Before Sylvan created his own Wise Up brand and curated a team he could truly call his own, he was a member of Logic‘s Visionary Music Group imprint for a little bit. Logic‘s an artist whose built a diehard fanbase out of a bunch of kids who can truly relate to his music and they feel very passionately about it. Sylvan tapped into that base from his time at VMG (Visionary Music Group) and despite their falling out, a lot of the fans have stuck. “I think it’s dope that I’ve still been able to keep some of them as believers, as Sylvan supporters,” he said. These #RattPack kids seem to cling to some of the messages of Sylvan’s music, as he deals with topics of love, struggle and strife often, to the most honest degree.
We saw the rap persona change a bit with the name change to his birth name, Sylvan LaCue but it also worked logistically. “It’s unique and true to me as an artist and it’s helped me tremendously,” he says. “The biggest advantage I had [to the name change] was that my last project was Searching Sylvan, so it kind of also fit in with my narrative.

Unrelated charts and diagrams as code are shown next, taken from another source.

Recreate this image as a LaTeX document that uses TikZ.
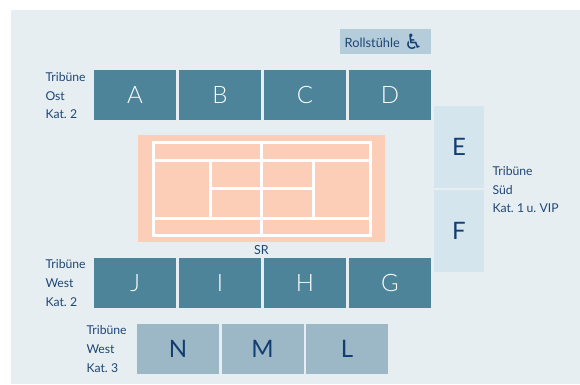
\documentclass[tikz,border=0pt]{standalone}
\usepackage{fontspec}
\setmainfont[WordSpace=0.75]{Lato}
\newfontfamily\lightf{Lato Light}
\newfontfamily\symf{DejaVu Sans}
\definecolor{pagebg}{HTML}{E6EEF2}
\definecolor{tiledark}{HTML}{4D8499}
\definecolor{tilemid}{HTML}{9CB8C6}
\definecolor{tilelight}{HTML}{D5E5EE}
\definecolor{wheelbg}{HTML}{B5CCDA}
\definecolor{courtc}{HTML}{FCCDB7}
\definecolor{navy}{HTML}{1F4674}
\definecolor{navyb}{HTML}{123D70}
\tikzset{
  tile/.style={rectangle,inner sep=0pt,outer sep=0pt,minimum width=82pt,minimum height=50pt},
  darktile/.style={tile,fill=tiledark,text=white,font=\lightf\fontsize{24}{24}\selectfont},
  midtile/.style={tile,fill=tilemid,text=navyb,font=\fontsize{24}{24}\selectfont},
  lighttile/.style={tile,fill=tilelight,text=navyb,minimum width=50pt,minimum height=82pt,font=\fontsize{24}{24}\selectfont},
  captext/.style={inner sep=0pt,outer sep=0pt,text=navy,align=left,anchor=north west,font=\fontsize{12.2}{18.6}\selectfont},
  courtline/.style={draw=white,line width=3pt},
}
\begin{document}
\begin{tikzpicture}[x=1pt,y=-1pt]
\useasboundingbox (0,0) rectangle (580,384);
\fill[white] (0,0) rectangle (580,384);
\fill[pagebg] (11,10) rectangle (580,384);
% tiles
\node[darktile] (A) at (135,95) {A};
\node[darktile] (B) at (220,95) {B};
\node[darktile] (C) at (305,95) {C};
\node[darktile] (D) at (390,95) {D};
\node[darktile] (J) at (135,283) {J};
\node[darktile] (I) at (220,283) {I};
\node[darktile] (H) at (305,283) {H};
\node[darktile] (G) at (390,283) {G};
\node[midtile] (N) at (178,349) {N};
\node[midtile] (M) at (262.5,349) {M};
\node[midtile] (L) at (347,349) {L};
\node[lighttile] (E) at (459,147) {E};
\node[lighttile] (F) at (459,231) {F};
% wheelchair box
\node[rectangle,fill=wheelbg,inner sep=0pt,minimum width=91pt,minimum height=25pt] (R) at (385.5,41.5) {};
\node[inner sep=0pt,anchor=west,text=navy,font=\fontsize{12.8}{13}\selectfont] (Rt) at (344.5,42.5) {Rollstühle};
\node[inner sep=0pt,text=navyb,font=\fontsize{21}{21}\symf] (Rs) at (413.5,41.5) {♿};
% court
\fill[courtc] (138,135) rectangle (385,242);
\draw[courtline] (153.5,142.5) rectangle (370.5,235.5);
\draw[courtline] (152,160.5) -- (372,160.5);
\draw[courtline] (152,218.5) -- (372,218.5);
\draw[courtline] (261.5,141) -- (261.5,237);
\draw[courtline] (210.5,160.5) -- (210.5,218.5);
\draw[courtline] (313.5,160.5) -- (313.5,218.5);
\draw[courtline] (210.5,188.5) -- (313.5,188.5);
% captions
\node[captext] (c1) at (45.5,72.5) {Tribüne\\Ost\\Kat. 2};
\node[captext] (c2) at (45.5,260) {Tribüne\\West\\Kat. 2};
\node[captext] (c3) at (86.5,326) {Tribüne\\West\\Kat. 3};
\node[captext] (c4) at (492.5,166.5) {Tribüne\\Süd\\Kat. 1 u. VIP};
\node[inner sep=0pt,text=navy,font=\fontsize{12.5}{13}\selectfont] (SR) at (261.5,250.5) {SR};
\end{tikzpicture}
\end{document}
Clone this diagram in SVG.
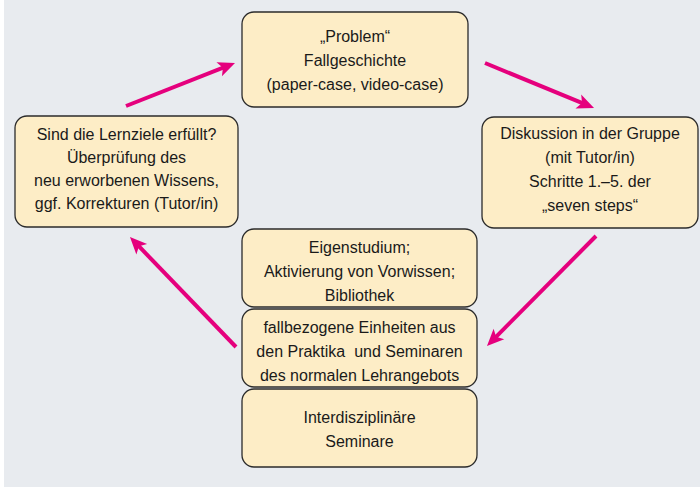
<svg xmlns="http://www.w3.org/2000/svg" width="700" height="487" viewBox="0 0 700 487">
  <style>
    .box { fill: #fdedc6; stroke: #2b2b2b; stroke-width: 1.3; }
    .lbl { font-family: "Liberation Sans", Arial, sans-serif; font-size: 16px; fill: #1a1a1a; text-anchor: middle; white-space: pre; }
    .arrow { stroke: #e5007d; stroke-width: 4; fill: none; marker-end: url(#head); }
  </style>
  <defs>
    <marker id="head" viewBox="-18 -8 20 16" refX="-10" refY="0" markerWidth="20" markerHeight="16" markerUnits="userSpaceOnUse" orient="auto">
      <path d="M0,0 L-17,-7.5 L-13,0 L-17,7.5 Z" fill="#e5007d"/>
    </marker>
  </defs>
  <rect x="4" y="0" width="696" height="487" fill="#e8ebef"/>

  <g id="problem">
    <rect class="box" x="242" y="12" width="226" height="95" rx="12"/>
    <text class="lbl" x="355" y="42">„Problem“</text>
    <text class="lbl" x="355" y="66">Fallgeschichte</text>
    <text class="lbl" x="355" y="90">(paper-case, video-case)</text>
  </g>

  <g id="diskussion">
    <rect class="box" x="482" y="117" width="216" height="111" rx="12"/>
    <text class="lbl" x="590" y="139">Diskussion in der Gruppe</text>
    <text class="lbl" x="590" y="163">(mit Tutor/in)</text>
    <text class="lbl" x="590" y="187">Schritte 1.–5. der</text>
    <text class="lbl" x="590" y="211">„seven steps“</text>
  </g>

  <g id="lernziele">
    <rect class="box" x="15" y="116" width="223" height="111" rx="12"/>
    <text class="lbl" x="126.5" y="140">Sind die Lernziele erfüllt?</text>
    <text class="lbl" x="126.5" y="163">Überprüfung des</text>
    <text class="lbl" x="126.5" y="186">neu erworbenen Wissens,</text>
    <text class="lbl" x="126.5" y="209">ggf. Korrekturen (Tutor/in)</text>
  </g>

  <g id="eigenstudium">
    <rect class="box" x="242" y="229" width="235" height="78" rx="12"/>
    <text class="lbl" x="359.5" y="253">Eigenstudium;</text>
    <text class="lbl" x="359.5" y="277">Aktivierung von Vorwissen;</text>
    <text class="lbl" x="359.5" y="301">Bibliothek</text>
  </g>

  <g id="einheiten">
    <rect class="box" x="242" y="309" width="235" height="78" rx="12"/>
    <text class="lbl" x="359.5" y="333">fallbezogene Einheiten aus</text>
    <text class="lbl" x="359.5" y="357">den Praktika  und Seminaren</text>
    <text class="lbl" x="359.5" y="381">des normalen Lehrangebots</text>
  </g>

  <g id="interdisziplinaer">
    <rect class="box" x="242" y="389" width="235" height="78" rx="12"/>
    <text class="lbl" x="359.5" y="423">Interdisziplinäre</text>
    <text class="lbl" x="359.5" y="447">Seminare</text>
  </g>

  <g id="connectors">
    <line class="arrow" x1="126" y1="106" x2="225.7" y2="66.7"/>
    <line class="arrow" x1="485" y1="63" x2="584.8" y2="104.2"/>
    <line class="arrow" x1="596" y1="236" x2="494" y2="338.9"/>
    <line class="arrow" x1="236" y1="347" x2="136.9" y2="244.2"/>
  </g>
</svg>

I feel like for me in my career and where I’m at in my career, it makes the most sense for me to change right now, while I still have the chance.”
“Far From Familiar was about being in different areas and experiencing different things, ultimately culminating into me realizing who I am and finding who I am.”
It’s a change that had Sylvan removing his mean, rap mug to show off his missing front tooth and smile at the success of the new album thus far and that he’s doing it all with the way he wants, with integrity in tact. “What I’m doing is a longer road and it’s a road toward longevity. I know I want to be here, 10-15 years from now and I think the only way for me to do that is telling a story and a narrative that touches peoples hearts”, says Sylvan. “A lot of people want just one song but maybe the one song will bring them into the narrative [of the album]. In these times, especially where things come and go and people have records that last for two months and then come and go in virtually a week, it’s very imperative for me to tell my story and touch peoples hearts.”